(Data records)
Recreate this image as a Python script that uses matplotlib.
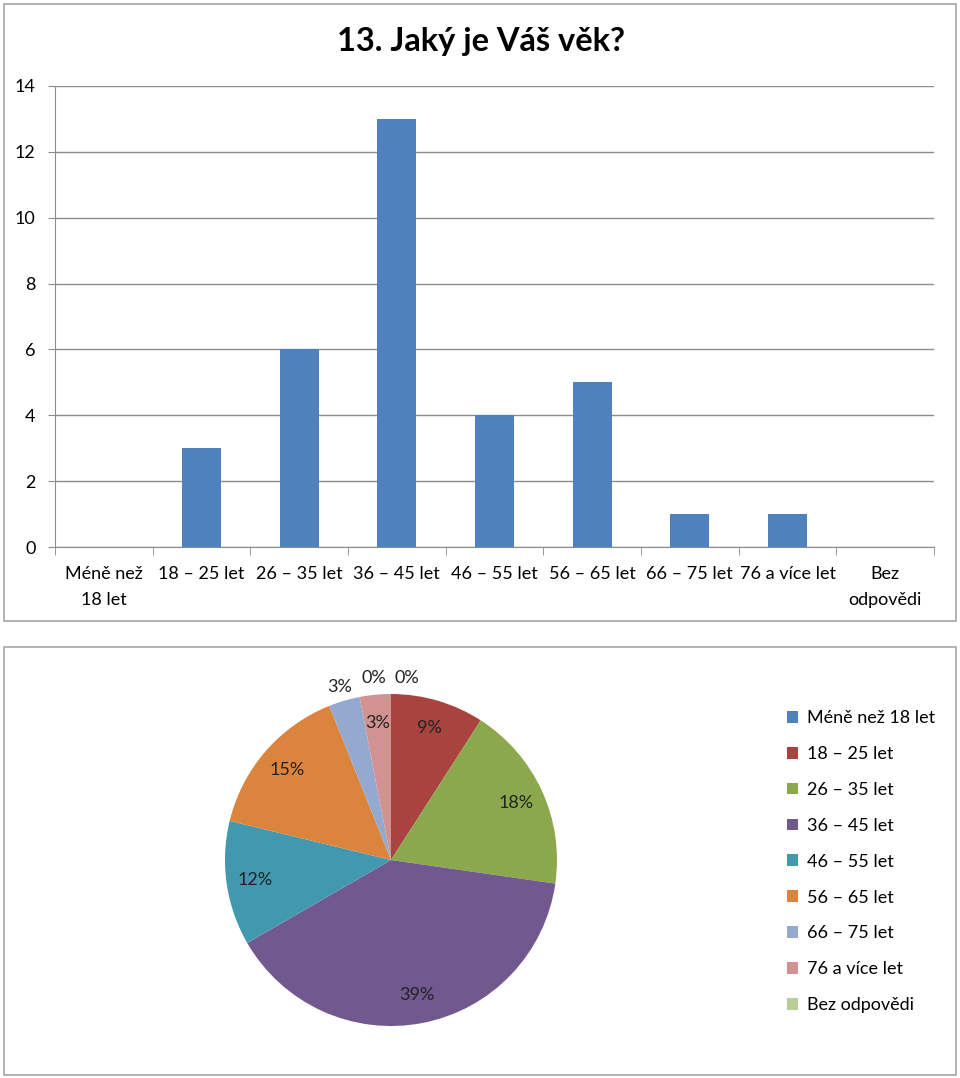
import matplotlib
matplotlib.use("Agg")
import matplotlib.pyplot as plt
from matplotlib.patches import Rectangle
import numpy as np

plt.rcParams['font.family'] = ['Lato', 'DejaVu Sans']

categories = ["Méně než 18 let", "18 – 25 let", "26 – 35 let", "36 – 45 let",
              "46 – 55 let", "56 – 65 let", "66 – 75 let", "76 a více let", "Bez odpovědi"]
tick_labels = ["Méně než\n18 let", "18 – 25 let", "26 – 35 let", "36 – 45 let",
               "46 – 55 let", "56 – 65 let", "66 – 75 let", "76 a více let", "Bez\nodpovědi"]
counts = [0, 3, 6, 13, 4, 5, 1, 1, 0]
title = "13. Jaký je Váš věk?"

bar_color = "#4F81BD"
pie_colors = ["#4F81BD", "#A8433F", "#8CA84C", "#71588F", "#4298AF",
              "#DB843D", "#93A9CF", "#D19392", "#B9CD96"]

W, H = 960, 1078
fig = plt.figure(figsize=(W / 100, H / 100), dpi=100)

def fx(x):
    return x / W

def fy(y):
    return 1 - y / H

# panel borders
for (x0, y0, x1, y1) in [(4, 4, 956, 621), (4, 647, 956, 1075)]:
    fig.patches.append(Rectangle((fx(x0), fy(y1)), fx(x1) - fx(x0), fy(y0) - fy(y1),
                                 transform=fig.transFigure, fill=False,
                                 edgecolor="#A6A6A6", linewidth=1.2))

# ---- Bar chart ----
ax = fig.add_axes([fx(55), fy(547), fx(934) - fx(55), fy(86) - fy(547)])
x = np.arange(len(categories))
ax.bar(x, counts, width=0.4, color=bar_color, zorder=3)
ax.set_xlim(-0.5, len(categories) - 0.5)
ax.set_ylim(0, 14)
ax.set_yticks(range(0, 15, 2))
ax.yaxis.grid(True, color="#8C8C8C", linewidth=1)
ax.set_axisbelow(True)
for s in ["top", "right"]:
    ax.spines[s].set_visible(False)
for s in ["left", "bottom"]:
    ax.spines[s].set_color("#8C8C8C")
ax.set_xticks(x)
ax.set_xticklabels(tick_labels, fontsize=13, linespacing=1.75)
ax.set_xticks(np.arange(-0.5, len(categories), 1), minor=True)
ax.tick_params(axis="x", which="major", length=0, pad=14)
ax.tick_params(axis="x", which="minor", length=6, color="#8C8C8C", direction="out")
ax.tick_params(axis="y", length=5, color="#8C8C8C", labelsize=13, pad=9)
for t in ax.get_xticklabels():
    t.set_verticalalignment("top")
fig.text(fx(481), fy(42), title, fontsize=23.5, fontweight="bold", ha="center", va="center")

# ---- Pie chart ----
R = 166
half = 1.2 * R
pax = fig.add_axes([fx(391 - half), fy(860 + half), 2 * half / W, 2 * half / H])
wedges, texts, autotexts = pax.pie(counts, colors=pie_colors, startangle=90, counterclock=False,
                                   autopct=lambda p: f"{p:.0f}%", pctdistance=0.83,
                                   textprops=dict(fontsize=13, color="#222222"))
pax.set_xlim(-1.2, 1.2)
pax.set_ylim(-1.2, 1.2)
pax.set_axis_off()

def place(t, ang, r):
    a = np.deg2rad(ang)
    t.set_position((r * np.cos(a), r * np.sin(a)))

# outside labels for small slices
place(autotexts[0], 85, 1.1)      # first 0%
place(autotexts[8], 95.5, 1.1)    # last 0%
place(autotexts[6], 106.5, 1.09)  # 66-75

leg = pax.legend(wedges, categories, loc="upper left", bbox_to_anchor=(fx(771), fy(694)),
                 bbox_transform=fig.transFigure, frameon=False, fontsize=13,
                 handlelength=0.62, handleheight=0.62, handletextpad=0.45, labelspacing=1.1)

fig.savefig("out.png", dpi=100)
--
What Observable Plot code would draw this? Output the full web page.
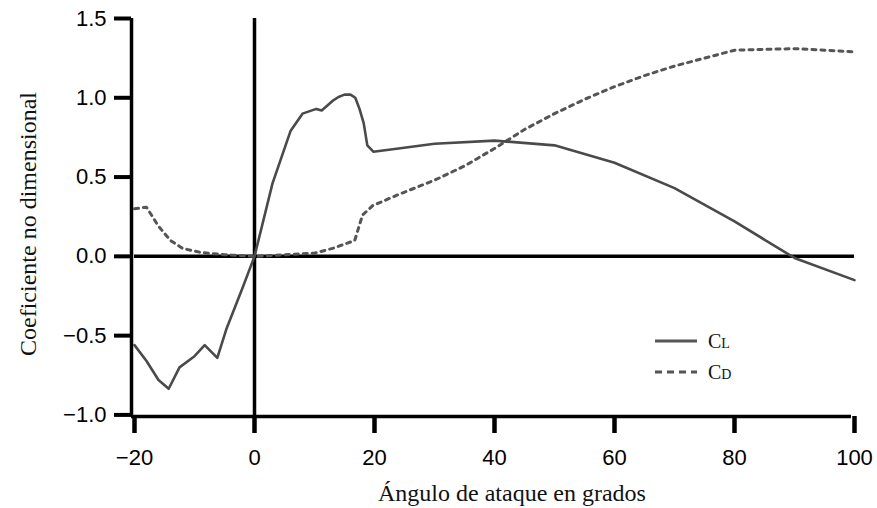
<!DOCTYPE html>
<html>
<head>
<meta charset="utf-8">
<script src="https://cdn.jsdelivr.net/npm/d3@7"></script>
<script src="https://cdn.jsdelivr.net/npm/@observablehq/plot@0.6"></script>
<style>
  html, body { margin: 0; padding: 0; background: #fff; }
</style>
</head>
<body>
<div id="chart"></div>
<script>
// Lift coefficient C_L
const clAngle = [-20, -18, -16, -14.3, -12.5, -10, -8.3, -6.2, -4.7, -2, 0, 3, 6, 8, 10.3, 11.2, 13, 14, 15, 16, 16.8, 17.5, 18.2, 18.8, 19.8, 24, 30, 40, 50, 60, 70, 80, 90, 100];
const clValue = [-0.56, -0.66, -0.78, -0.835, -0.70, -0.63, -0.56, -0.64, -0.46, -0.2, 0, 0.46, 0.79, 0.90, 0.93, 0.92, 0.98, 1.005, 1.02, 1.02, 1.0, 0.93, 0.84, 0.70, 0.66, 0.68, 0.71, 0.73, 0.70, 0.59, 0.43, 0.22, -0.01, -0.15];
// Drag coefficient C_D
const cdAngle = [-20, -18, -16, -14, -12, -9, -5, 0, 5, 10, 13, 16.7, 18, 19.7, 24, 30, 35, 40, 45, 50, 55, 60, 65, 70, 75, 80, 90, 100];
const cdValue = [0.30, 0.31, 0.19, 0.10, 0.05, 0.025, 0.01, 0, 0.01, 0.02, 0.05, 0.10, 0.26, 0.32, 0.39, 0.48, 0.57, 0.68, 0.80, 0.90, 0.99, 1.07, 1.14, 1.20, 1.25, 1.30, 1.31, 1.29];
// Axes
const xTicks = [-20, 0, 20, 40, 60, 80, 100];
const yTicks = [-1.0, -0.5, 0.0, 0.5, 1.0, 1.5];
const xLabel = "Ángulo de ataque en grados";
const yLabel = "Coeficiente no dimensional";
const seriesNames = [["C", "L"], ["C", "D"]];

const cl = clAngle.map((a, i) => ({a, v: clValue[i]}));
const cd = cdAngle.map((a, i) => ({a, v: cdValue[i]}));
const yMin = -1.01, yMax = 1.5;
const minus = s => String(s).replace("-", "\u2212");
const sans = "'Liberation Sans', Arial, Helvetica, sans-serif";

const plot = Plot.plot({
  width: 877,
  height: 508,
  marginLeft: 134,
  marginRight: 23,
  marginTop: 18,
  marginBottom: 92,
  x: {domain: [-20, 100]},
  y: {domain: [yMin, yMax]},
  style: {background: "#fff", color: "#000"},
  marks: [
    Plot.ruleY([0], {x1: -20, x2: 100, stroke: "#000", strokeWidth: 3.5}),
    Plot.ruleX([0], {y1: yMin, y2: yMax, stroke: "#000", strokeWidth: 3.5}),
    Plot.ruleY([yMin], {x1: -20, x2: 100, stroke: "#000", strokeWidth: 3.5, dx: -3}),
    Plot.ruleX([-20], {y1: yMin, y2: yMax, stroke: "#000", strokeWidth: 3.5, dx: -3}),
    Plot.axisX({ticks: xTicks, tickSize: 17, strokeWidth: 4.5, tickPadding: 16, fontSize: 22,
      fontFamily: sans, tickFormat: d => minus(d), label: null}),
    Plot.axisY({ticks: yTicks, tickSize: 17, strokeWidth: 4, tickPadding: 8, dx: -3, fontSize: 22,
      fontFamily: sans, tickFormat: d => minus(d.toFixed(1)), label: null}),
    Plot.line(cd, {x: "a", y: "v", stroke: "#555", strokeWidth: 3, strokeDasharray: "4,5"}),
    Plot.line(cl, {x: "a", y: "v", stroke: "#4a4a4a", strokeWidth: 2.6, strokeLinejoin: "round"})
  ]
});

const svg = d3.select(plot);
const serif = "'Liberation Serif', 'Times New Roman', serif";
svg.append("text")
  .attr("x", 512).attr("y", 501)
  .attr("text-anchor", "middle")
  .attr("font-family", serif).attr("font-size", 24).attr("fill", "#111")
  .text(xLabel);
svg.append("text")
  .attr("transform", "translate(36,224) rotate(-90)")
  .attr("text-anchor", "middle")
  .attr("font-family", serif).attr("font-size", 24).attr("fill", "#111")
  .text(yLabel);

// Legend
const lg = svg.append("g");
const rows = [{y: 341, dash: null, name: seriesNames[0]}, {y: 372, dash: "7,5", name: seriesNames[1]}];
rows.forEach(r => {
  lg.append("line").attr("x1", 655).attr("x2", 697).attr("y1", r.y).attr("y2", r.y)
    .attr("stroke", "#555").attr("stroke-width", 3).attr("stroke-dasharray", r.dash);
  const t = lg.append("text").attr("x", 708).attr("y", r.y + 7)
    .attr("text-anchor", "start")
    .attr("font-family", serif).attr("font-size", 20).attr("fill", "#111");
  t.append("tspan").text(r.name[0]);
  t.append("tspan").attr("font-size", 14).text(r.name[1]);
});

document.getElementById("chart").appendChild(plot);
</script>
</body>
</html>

**Problem to solve**
Copy out, exactly, every line from the one that contains "Recreate this image" through the one that contains "plt.rcParams['font.family'] = ['Lato', 'DejaVu". Pictures stay out of the copy.

**Worked solution**
Recreate this image as a Python script that uses matplotlib.
import matplotlib
matplotlib.use("Agg")
import matplotlib.pyplot as plt
from matplotlib.patches import Rectangle
import numpy as np

plt.rcParams['font.family'] = ['Lato', 'DejaVu Sans']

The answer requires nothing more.